My mom washed the white gel out of my hair and spun my chair around to the mirror with a dramatic flourish. This was the moment I had been waiting for. The moment I would finally be pretty.
I stared at my new self in the mirror. Same face, same eyes, same dorky smile, but new hair – pretty hair. The straight, flowing hair worn by every single Disney princess.
I grinned at the silky strands flowing down my back. It was nothing like the hair I was born with. This hair did not demand attention or sit up like an exclamation mark. It was tidy, well-behaved, and lay down like a comma. This was the beginning of my obsession with the perm.
Since that first perm, I have sat in a chair every eight weeks while caustic chemicals whacked at my natural hair. I have spent hours in that chair to escape the hair that sprawls out like fireworks and be rescued by the hair that flows like a river.
And for what? So I could be pretty? For a while, the answer was yes.
Until one day, I decided I needed to know more about black history. I went on a hunt for information about my race. Each book and documentary made me question my definition of pretty. I learned that pretty doesn't have to mean straight hair and light skin. The books told countless stories about little girls begging to straighten their hair, bleach their skins, and wear blue contacts. Not so they could escape ugly, they said, but so they could escape their blackness.
I decided that I was done trying to escape my blackness. I was going to learn to love my afro by giving up the perm. Two weeks passed, then four, then ten, then 16. Each week my hair became more like it is supposed to be.
The normally benevolent tub of perm was not on my side. My pal for years was now my biggest enemy. It waged wars with my self confidence as it sat on my kitchen counter and whispered insults in my ear. It called my hair ugly, old-fashioned, gross. It summoned me back. It told me that it was the only way I would ever be beautiful.

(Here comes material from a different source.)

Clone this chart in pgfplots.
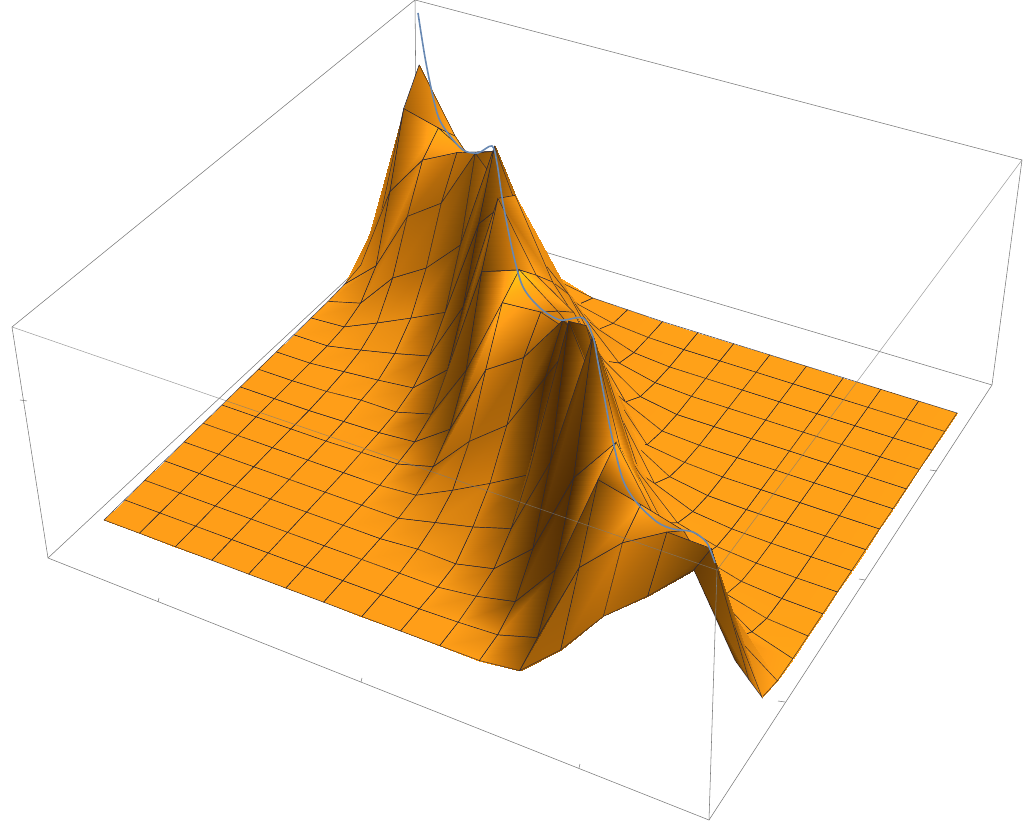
\documentclass[border=0pt]{standalone}
\usepackage{pgfplots}
\usepackage{pgfplotstable}
\pgfplotsset{compat=1.18}
% i, j = mesh line numbers; z = height above the sheet (px); s = shade
\pgfplotstableread[row sep=\\]{
i j z s\\
0 16 55 45\\ 0 15 18 55\\ 0 14 4 85\\ 0 13 1 95\\ 0 12 0 100\\ 0 11 0 100\\ 0 10 0 100\\ 0 9 0 100\\ 0 8 0 100\\ 0 7 0 100\\ 0 6 0 100\\ 0 5 0 100\\ 0 4 0 100\\ 0 3 0 100\\ 0 2 0 100\\ 0 1 0 100\\ 0 0 0 100\\
1 16 183 75\\ 1 15 155 55\\ 1 14 88 50\\ 1 13 30 70\\ 1 12 9 85\\ 1 11 2 95\\ 1 10 0 100\\ 1 9 0 100\\ 1 8 0 100\\ 1 7 0 100\\ 1 6 0 100\\ 1 5 0 100\\ 1 4 0 100\\ 1 3 0 100\\ 1 2 0 100\\ 1 1 0 100\\ 1 0 0 100\\
2 16 122 105\\ 2 15 146 120\\ 2 14 130 85\\ 2 13 90 60\\ 2 12 45 70\\ 2 11 17 90\\ 2 10 7 95\\ 2 9 3 100\\ 2 8 1 100\\ 2 7 0 100\\ 2 6 0 100\\ 2 5 0 100\\ 2 4 0 100\\ 2 3 0 100\\ 2 2 0 100\\ 2 1 0 100\\ 2 0 0 100\\
3 16 80 100\\ 3 15 125 95\\ 3 14 148 65\\ 3 13 114 55\\ 3 12 66 60\\ 3 11 33 85\\ 3 10 15 92\\ 3 9 6 95\\ 3 8 4 100\\ 3 7 1 100\\ 3 6 0 100\\ 3 5 0 100\\ 3 4 0 100\\ 3 3 0 100\\ 3 2 0 100\\ 3 1 0 100\\ 3 0 0 100\\
4 16 44 100\\ 4 15 110 90\\ 4 14 160 50\\ 4 13 175 40\\ 4 12 100 35\\ 4 11 50 40\\ 4 10 24 60\\ 4 9 10 80\\ 4 8 4 92\\ 4 7 2 98\\ 4 6 1 100\\ 4 5 0 100\\ 4 4 0 100\\ 4 3 0 100\\ 4 2 0 100\\ 4 1 0 100\\ 4 0 0 100\\
5 16 8 100\\ 5 15 38 105\\ 5 14 87 100\\ 5 13 135 95\\ 5 12 210 45\\ 5 11 150 20\\ 5 10 85 20\\ 5 9 40 30\\ 5 8 14 45\\ 5 7 5 70\\ 5 6 2 95\\ 5 5 0 100\\ 5 4 0 100\\ 5 3 0 100\\ 5 2 0 100\\ 5 1 0 100\\ 5 0 0 100\\
6 16 2 100\\ 6 15 12 100\\ 6 14 40 100\\ 6 13 76 95\\ 6 12 120 100\\ 6 11 190 95\\ 6 10 205 60\\ 6 9 150 30\\ 6 8 70 25\\ 6 7 30 35\\ 6 6 12 60\\ 6 5 3 85\\ 6 4 0 95\\ 6 3 0 100\\ 6 2 0 100\\ 6 1 0 100\\ 6 0 0 100\\
7 16 1 100\\ 7 15 4 100\\ 7 14 15 100\\ 7 13 45 90\\ 7 12 85 85\\ 7 11 115 90\\ 7 10 140 105\\ 7 9 164 140\\ 7 8 150 115\\ 7 7 102 75\\ 7 6 50 60\\ 7 5 21 75\\ 7 4 9 85\\ 7 3 3 95\\ 7 2 0 100\\ 7 1 0 100\\ 7 0 0 100\\
8 16 0 103\\ 8 15 1 103\\ 8 14 3 100\\ 8 13 10 100\\ 8 12 30 100\\ 8 11 70 95\\ 8 10 115 90\\ 8 9 135 80\\ 8 8 153 80\\ 8 7 127 55\\ 8 6 79 60\\ 8 5 41 75\\ 8 4 18 80\\ 8 3 2 90\\ 8 2 0 100\\ 8 1 0 100\\ 8 0 0 100\\
9 16 0 103\\ 9 15 0 103\\ 9 14 0 103\\ 9 13 2 103\\ 9 12 6 103\\ 9 11 19 100\\ 9 10 50 95\\ 9 9 100 70\\ 9 8 140 30\\ 9 7 177 20\\ 9 6 140 10\\ 9 5 63 25\\ 9 4 30 45\\ 9 3 11 65\\ 9 2 5 85\\ 9 1 1 100\\ 9 0 0 100\\
10 16 0 103\\ 10 15 0 103\\ 10 14 0 103\\ 10 13 0 103\\ 10 12 0 103\\ 10 11 2 103\\ 10 10 7 103\\ 10 9 29 100\\ 10 8 80 100\\ 10 7 150 85\\ 10 6 205 45\\ 10 5 230 12\\ 10 4 110 12\\ 10 3 45 18\\ 10 2 14 35\\ 10 1 3 85\\ 10 0 0 100\\
11 16 0 103\\ 11 15 0 103\\ 11 14 0 103\\ 11 13 0 103\\ 11 12 0 103\\ 11 11 0 103\\ 11 10 2 103\\ 11 9 7 103\\ 11 8 20 105\\ 11 7 50 95\\ 11 6 95 90\\ 11 5 144 130\\ 11 4 250 30\\ 11 3 130 12\\ 11 2 60 18\\ 11 1 15 30\\ 11 0 5 55\\
12 16 0 103\\ 12 15 0 103\\ 12 14 0 103\\ 12 13 0 103\\ 12 12 0 103\\ 12 11 0 103\\ 12 10 0 103\\ 12 9 1 103\\ 12 8 5 103\\ 12 7 14 105\\ 12 6 35 95\\ 12 5 70 85\\ 12 4 105 140\\ 12 3 180 115\\ 12 2 165 35\\ 12 1 100 50\\ 12 0 41 55\\
13 16 0 103\\ 13 15 0 103\\ 13 14 0 103\\ 13 13 0 103\\ 13 12 0 103\\ 13 11 0 103\\ 13 10 0 103\\ 13 9 0 103\\ 13 8 1 103\\ 13 7 4 103\\ 13 6 14 105\\ 13 5 35 100\\ 13 4 75 90\\ 13 3 115 85\\ 13 2 155 105\\ 13 1 140 75\\ 13 0 90 60\\
14 16 0 103\\ 14 15 0 103\\ 14 14 0 103\\ 14 13 0 103\\ 14 12 0 103\\ 14 11 0 103\\ 14 10 0 103\\ 14 9 0 103\\ 14 8 0 103\\ 14 7 1 103\\ 14 6 4 103\\ 14 5 13 105\\ 14 4 38 95\\ 14 3 90 90\\ 14 2 144 80\\ 14 1 166 60\\ 14 0 126 50\\
15 16 0 103\\ 15 15 0 103\\ 15 14 0 103\\ 15 13 0 103\\ 15 12 0 103\\ 15 11 0 103\\ 15 10 0 103\\ 15 9 0 103\\ 15 8 0 103\\ 15 7 0 103\\ 15 6 1 103\\ 15 5 3 105\\ 15 4 12 105\\ 15 3 29 90\\ 15 2 90 70\\ 15 1 165 30\\ 15 0 168 25\\
16 16 0 105\\ 16 15 0 105\\ 16 14 0 105\\ 16 13 0 105\\ 16 12 0 105\\ 16 11 0 105\\ 16 10 0 105\\ 16 9 0 105\\ 16 8 0 105\\ 16 7 0 105\\ 16 6 0 105\\ 16 5 0 105\\ 16 4 0 108\\ 16 3 1 105\\ 16 2 8 95\\ 16 1 50 55\\ 16 0 94 20\\
}\surfacedata
% perspective of the sheet z=0, picture pixels
\newcommand\den{(1-0.006083*\thisrow{i}+0.009219*\thisrow{j})}
\newcommand\px{((104+34.628*\thisrow{i}+21.686*\thisrow{j})/\den)}
\newcommand\py{((520+10.0375*\thisrow{i}-15.431*\thisrow{j})/\den)}
\pgfplotsset{boxline/.style={forget plot,draw=black!52,line width=0.55pt}}
\begin{document}
\begin{tikzpicture}[x=1bp,y=1bp]
\useasboundingbox (0,0) rectangle (1024,822);
\begin{axis}[
    at={(0,0)},anchor=south west,
    scale only axis,width=1024bp,height=822bp,
    view={0}{90},
    hide axis,
    xmin=0,xmax=1024,ymin=0,ymax=822,zmin=-1,zmax=1,
    y dir=reverse,
    clip=false,
    colormap={shade}{rgb255(0cm)=(58,30,0) rgb255(15cm)=(85,48,5) rgb255(40cm)=(130,78,8) rgb255(70cm)=(195,115,12) rgb255(100cm)=(255,158,24) rgb255(120cm)=(255,175,22) rgb255(150cm)=(255,215,20)},
    point meta min=0,point meta max=150,
]
% box edges behind the surface
\addplot3[boxline] coordinates {(12,327,0) (415,0,0) (1022,160,0)};
\addplot3[boxline] coordinates {(415,0,0) (417,214,0)};
\addplot3[boxline] coordinates {(48,558,0) (417,214,0) (992,385,0)};
\addplot3[boxline] coordinates {(12,327,0) (48,558,0) (709,820,0) (992,385,0) (1022,160,0)};
% surface
\addplot3[surf,shader=faceted interp,faceted color={rgb,255:red,50;green,42;blue,48},line width=0.45pt,
    mesh/rows=17,mesh/cols=17,z buffer=none,point meta=explicit]
    table[x expr={\px+\thisrow{z}*(\px-545)/(3744-\py)},y expr={\py-\thisrow{z}},z expr=0,meta=s] {\surfacedata};
% ridge curve
\addplot3[forget plot,draw={rgb,255:red,104;green,136;blue,178},line width=1.6pt,smooth] coordinates {
(418,13,0) (426,63,0) (437,113,0) (447,132,0) (463,150,0) (478,153,0) (492,146,0) (497,163,0) (503,203,0) (513,253,0) (523,287,0) (540,308,0) (560,320,0) (583,318,0) (593,337,0) (597,357,0) (603,390,0) (612,437,0) (623,480,0) (637,503,0) (657,522,0) (673,529,0) (693,532,0) (707,543,0) (715,563,0)};
% box edges in front
\addplot3[boxline,draw opacity=0.7] coordinates {(12,327,0) (717,570,0) (1022,160,0)};
\addplot3[boxline] coordinates {(717,570,0) (709,820,0)};
% ticks
\addplot3[boxline] coordinates {(158,602,0) (159,598,0)};
\addplot3[boxline] coordinates {(361,682,0) (362,678,0)};
\addplot3[boxline] coordinates {(579,768,0) (580,764,0)};
\addplot3[boxline] coordinates {(778,701,0) (785,702,0)};
\addplot3[boxline] coordinates {(859,579,0) (865,580,0)};
\addplot3[boxline] coordinates {(930,470,0) (937,471,0)};
\addplot3[boxline] coordinates {(20,400,0) (27,401,0)};
\end{axis}
\end{tikzpicture}
\end{document}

I looked to my friends to tell me otherwise, but all it took for me to doubt my beauty was one friend who told me she liked my hair better when every strand was predictable.
The perm won the war.
In a desperate attempt to make myself “pretty” again, my 14-year-old self winced and jerked as the white cream again played with matches in my hair. As my mom spun my chair around to the mirror with a dramatic flourish, I finally saw who I was really battling. The enemy was not in the transparent tub of cream, but in the mirror.